Senate debates

Thursday, 3 March 2016

Committees

Electoral Matters Committee; Report

6:01 pm

Photo of Jacinta CollinsJacinta Collins (Victoria, Australian Labor Party, Shadow Cabinet Secretary) Share this | Hansard source

But I thought that being a major party—in fact, they are larger than the National Party—they would be here every moment that the parliament was sitting. Oh, dear! Anyway, the reason I am revisiting this is that Senator Di Natale took issue at being referred to as the 'senator for half measures'. Senator Di Natale took issue with that and also said, 'The agreement is what the agreement is.' We now know from Mathias Cormann that he is right. We now know from the government that there is no written record of exactly what is agreed. There is nothing. I had the parliamentary 101 yesterday. Now, I want to go to a deal making 101. Senator Rhiannon has spent ages talking about how the Labor Party is only doing this because it protects backroom operators and that the backroom operators want to do X, Y or Z. I think it would be a long stretch for anyone to characterise me as a backroom operator.
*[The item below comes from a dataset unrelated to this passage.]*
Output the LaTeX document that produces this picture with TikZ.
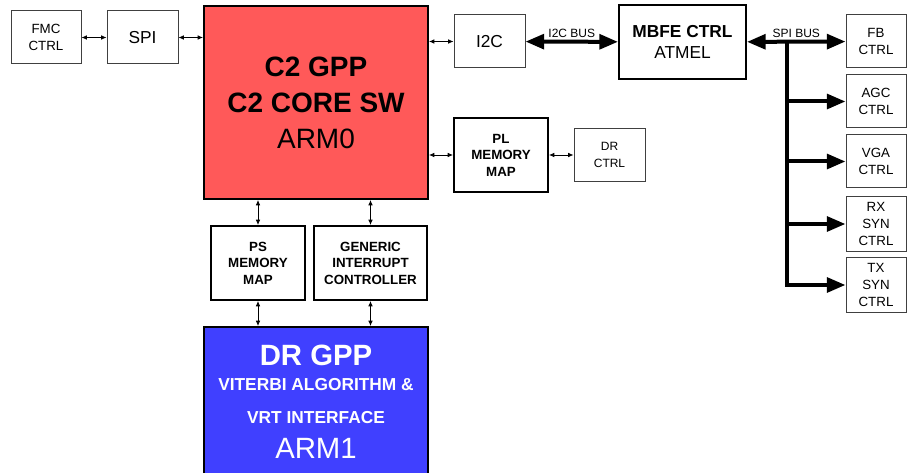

I know that some people have accused me of being new to this debate, yet I have been the spokesperson for the shadow special minister of state in the Senate for quite a while.

But let's go to deal making 101: look at the written record of the deal. The good thing is: when you have a written record of the deal, some years later when there is a new leader of the Greens—rather than the leader who dealt with it quite sensibly at the time, and who was probably less naive—you are able to dispute spurious claims about what those deals were. The first aspect of that, item 3 of this deal—the agreement between the Australian Greens and the Australian Labor Party; fully transparent—talks about goals. It does not talk about commitments in the same way as Senator Di Natale suggests. I suggest that he also goes back and looks at the actual agreement. The dispute that we were having earlier in the day related to provisions in the bill. But if I go to, for example, point 3(d):

d) The Parties note that Senator Bob Brown will reintroduce as a Private Members Bill the Commonwealth Electoral (Above‐the‐Line Voting) Amendment Bill 2008. The ALP will consider the Bill and work with the Greens to reach reforms satisfactory to the Parties.

The Labor Party did do that. But this is not the ironclad commitment that Senator Di Natale seems to suggest existed.

Let me refer to another element of the agreement because, again, he misrepresented that—or, in fact the Greens have misrepresented that—but I think my other colleagues in the debate that just concluded have highlighted some of this earlier. Again, it is 101 in deal making. Point (e) of that agreements says:

e) Refer issues of public interest disclosure, where the Senate or House votes on the floor against the decision of a Minister, to the Information Commissioner, who will arbitrate …

No—sorry—that is the wrong one. I want to go to the issues from the earlier debate about political donations.

Again, in the short moment I have here I cannot find that exact provision. But it was not that unequivocal commitment, and the history that has been outlined here highlights the point also that the real reason we got nowhere on political donations was because of the behaviour of the now government.